» The task: Print nothing but the lines from the start of the listing below through the line that contains "const DOT_COLOR = '#c94f1e';". Do not include the pictures.

::: Recorded data

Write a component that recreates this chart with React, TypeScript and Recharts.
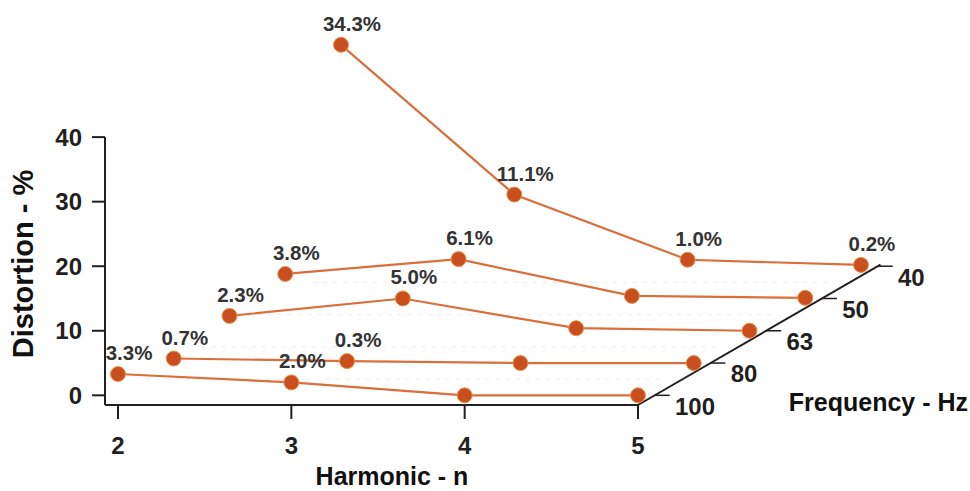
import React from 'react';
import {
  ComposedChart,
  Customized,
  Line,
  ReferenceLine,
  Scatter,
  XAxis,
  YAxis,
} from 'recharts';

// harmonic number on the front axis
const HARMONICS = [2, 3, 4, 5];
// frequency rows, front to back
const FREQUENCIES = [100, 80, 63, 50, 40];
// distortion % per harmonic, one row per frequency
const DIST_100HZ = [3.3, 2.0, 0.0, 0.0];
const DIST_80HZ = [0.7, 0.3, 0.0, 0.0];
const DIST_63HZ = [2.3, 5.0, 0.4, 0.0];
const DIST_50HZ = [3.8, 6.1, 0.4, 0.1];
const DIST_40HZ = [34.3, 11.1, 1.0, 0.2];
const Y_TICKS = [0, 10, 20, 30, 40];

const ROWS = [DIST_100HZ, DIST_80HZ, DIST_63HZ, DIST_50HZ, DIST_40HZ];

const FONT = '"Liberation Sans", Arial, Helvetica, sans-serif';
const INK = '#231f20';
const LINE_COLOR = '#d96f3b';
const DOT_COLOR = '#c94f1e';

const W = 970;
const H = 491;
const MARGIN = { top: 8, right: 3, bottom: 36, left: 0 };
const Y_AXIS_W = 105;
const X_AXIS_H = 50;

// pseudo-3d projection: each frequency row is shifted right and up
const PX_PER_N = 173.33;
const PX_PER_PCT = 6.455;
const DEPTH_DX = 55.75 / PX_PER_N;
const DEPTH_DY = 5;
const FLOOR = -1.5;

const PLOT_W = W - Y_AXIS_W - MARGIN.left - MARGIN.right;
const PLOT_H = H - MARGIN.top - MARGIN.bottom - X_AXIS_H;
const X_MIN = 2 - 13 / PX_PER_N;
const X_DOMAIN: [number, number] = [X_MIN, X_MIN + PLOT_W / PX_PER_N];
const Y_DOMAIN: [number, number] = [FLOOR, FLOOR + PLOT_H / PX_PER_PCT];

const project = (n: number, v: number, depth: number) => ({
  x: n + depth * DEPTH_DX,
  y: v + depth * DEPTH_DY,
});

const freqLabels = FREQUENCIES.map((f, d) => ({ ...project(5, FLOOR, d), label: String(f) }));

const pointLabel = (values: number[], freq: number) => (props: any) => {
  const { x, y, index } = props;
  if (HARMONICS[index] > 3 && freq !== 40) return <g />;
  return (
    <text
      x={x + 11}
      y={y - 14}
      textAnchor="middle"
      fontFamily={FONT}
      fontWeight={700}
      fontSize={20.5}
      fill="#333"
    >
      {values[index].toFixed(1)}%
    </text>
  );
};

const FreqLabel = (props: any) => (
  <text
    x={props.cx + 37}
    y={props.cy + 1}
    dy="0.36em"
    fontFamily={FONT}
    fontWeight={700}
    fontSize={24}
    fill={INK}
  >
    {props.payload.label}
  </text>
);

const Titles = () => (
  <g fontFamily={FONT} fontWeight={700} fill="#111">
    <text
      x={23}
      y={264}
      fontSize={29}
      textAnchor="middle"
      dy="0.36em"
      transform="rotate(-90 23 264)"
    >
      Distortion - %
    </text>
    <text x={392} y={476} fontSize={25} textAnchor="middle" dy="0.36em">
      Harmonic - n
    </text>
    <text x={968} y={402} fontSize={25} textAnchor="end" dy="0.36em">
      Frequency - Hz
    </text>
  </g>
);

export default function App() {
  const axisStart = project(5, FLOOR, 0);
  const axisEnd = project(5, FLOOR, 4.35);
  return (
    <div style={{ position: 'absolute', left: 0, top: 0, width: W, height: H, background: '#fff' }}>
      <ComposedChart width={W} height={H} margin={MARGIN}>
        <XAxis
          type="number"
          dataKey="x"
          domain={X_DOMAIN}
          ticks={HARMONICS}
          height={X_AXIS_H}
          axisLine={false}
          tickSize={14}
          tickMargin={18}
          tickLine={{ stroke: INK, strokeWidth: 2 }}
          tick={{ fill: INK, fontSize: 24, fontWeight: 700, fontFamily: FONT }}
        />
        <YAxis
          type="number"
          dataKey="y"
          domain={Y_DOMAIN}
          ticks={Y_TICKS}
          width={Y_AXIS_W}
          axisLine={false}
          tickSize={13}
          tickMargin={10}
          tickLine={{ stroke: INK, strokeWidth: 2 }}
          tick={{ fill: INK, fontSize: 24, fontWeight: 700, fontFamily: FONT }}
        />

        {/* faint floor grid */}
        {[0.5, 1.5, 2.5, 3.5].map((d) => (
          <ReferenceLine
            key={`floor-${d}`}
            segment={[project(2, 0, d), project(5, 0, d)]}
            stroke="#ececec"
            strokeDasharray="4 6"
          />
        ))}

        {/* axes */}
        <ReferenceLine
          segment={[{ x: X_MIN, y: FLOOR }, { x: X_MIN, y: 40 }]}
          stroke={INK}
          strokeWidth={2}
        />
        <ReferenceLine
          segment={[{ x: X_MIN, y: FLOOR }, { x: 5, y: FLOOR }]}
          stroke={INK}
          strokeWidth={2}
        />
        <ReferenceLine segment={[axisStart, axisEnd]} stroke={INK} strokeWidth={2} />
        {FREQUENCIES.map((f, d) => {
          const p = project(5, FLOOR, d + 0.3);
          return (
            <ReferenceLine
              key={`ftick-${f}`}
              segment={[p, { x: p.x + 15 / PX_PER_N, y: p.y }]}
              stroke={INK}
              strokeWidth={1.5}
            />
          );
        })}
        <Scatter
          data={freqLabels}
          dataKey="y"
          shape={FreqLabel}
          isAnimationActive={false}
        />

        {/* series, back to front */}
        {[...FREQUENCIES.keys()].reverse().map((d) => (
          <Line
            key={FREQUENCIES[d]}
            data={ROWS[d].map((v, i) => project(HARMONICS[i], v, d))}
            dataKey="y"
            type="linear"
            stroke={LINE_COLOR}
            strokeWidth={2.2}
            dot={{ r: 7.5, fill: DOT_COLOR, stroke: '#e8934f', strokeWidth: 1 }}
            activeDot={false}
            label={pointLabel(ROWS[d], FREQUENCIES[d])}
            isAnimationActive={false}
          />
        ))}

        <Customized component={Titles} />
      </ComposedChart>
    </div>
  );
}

::::::

» Full response:
Write a component that recreates this chart with React, TypeScript and Recharts.
import React from 'react';
import {
  ComposedChart,
  Customized,
  Line,
  ReferenceLine,
  Scatter,
  XAxis,
  YAxis,
} from 'recharts';

// harmonic number on the front axis
const HARMONICS = [2, 3, 4, 5];
// frequency rows, front to back
const FREQUENCIES = [100, 80, 63, 50, 40];
// distortion % per harmonic, one row per frequency
const DIST_100HZ = [3.3, 2.0, 0.0, 0.0];
const DIST_80HZ = [0.7, 0.3, 0.0, 0.0];
const DIST_63HZ = [2.3, 5.0, 0.4, 0.0];
const DIST_50HZ = [3.8, 6.1, 0.4, 0.1];
const DIST_40HZ = [34.3, 11.1, 1.0, 0.2];
const Y_TICKS = [0, 10, 20, 30, 40];

const ROWS = [DIST_100HZ, DIST_80HZ, DIST_63HZ, DIST_50HZ, DIST_40HZ];

const FONT = '"Liberation Sans", Arial, Helvetica, sans-serif';
const INK = '#231f20';
const LINE_COLOR = '#d96f3b';
const DOT_COLOR = '#c94f1e';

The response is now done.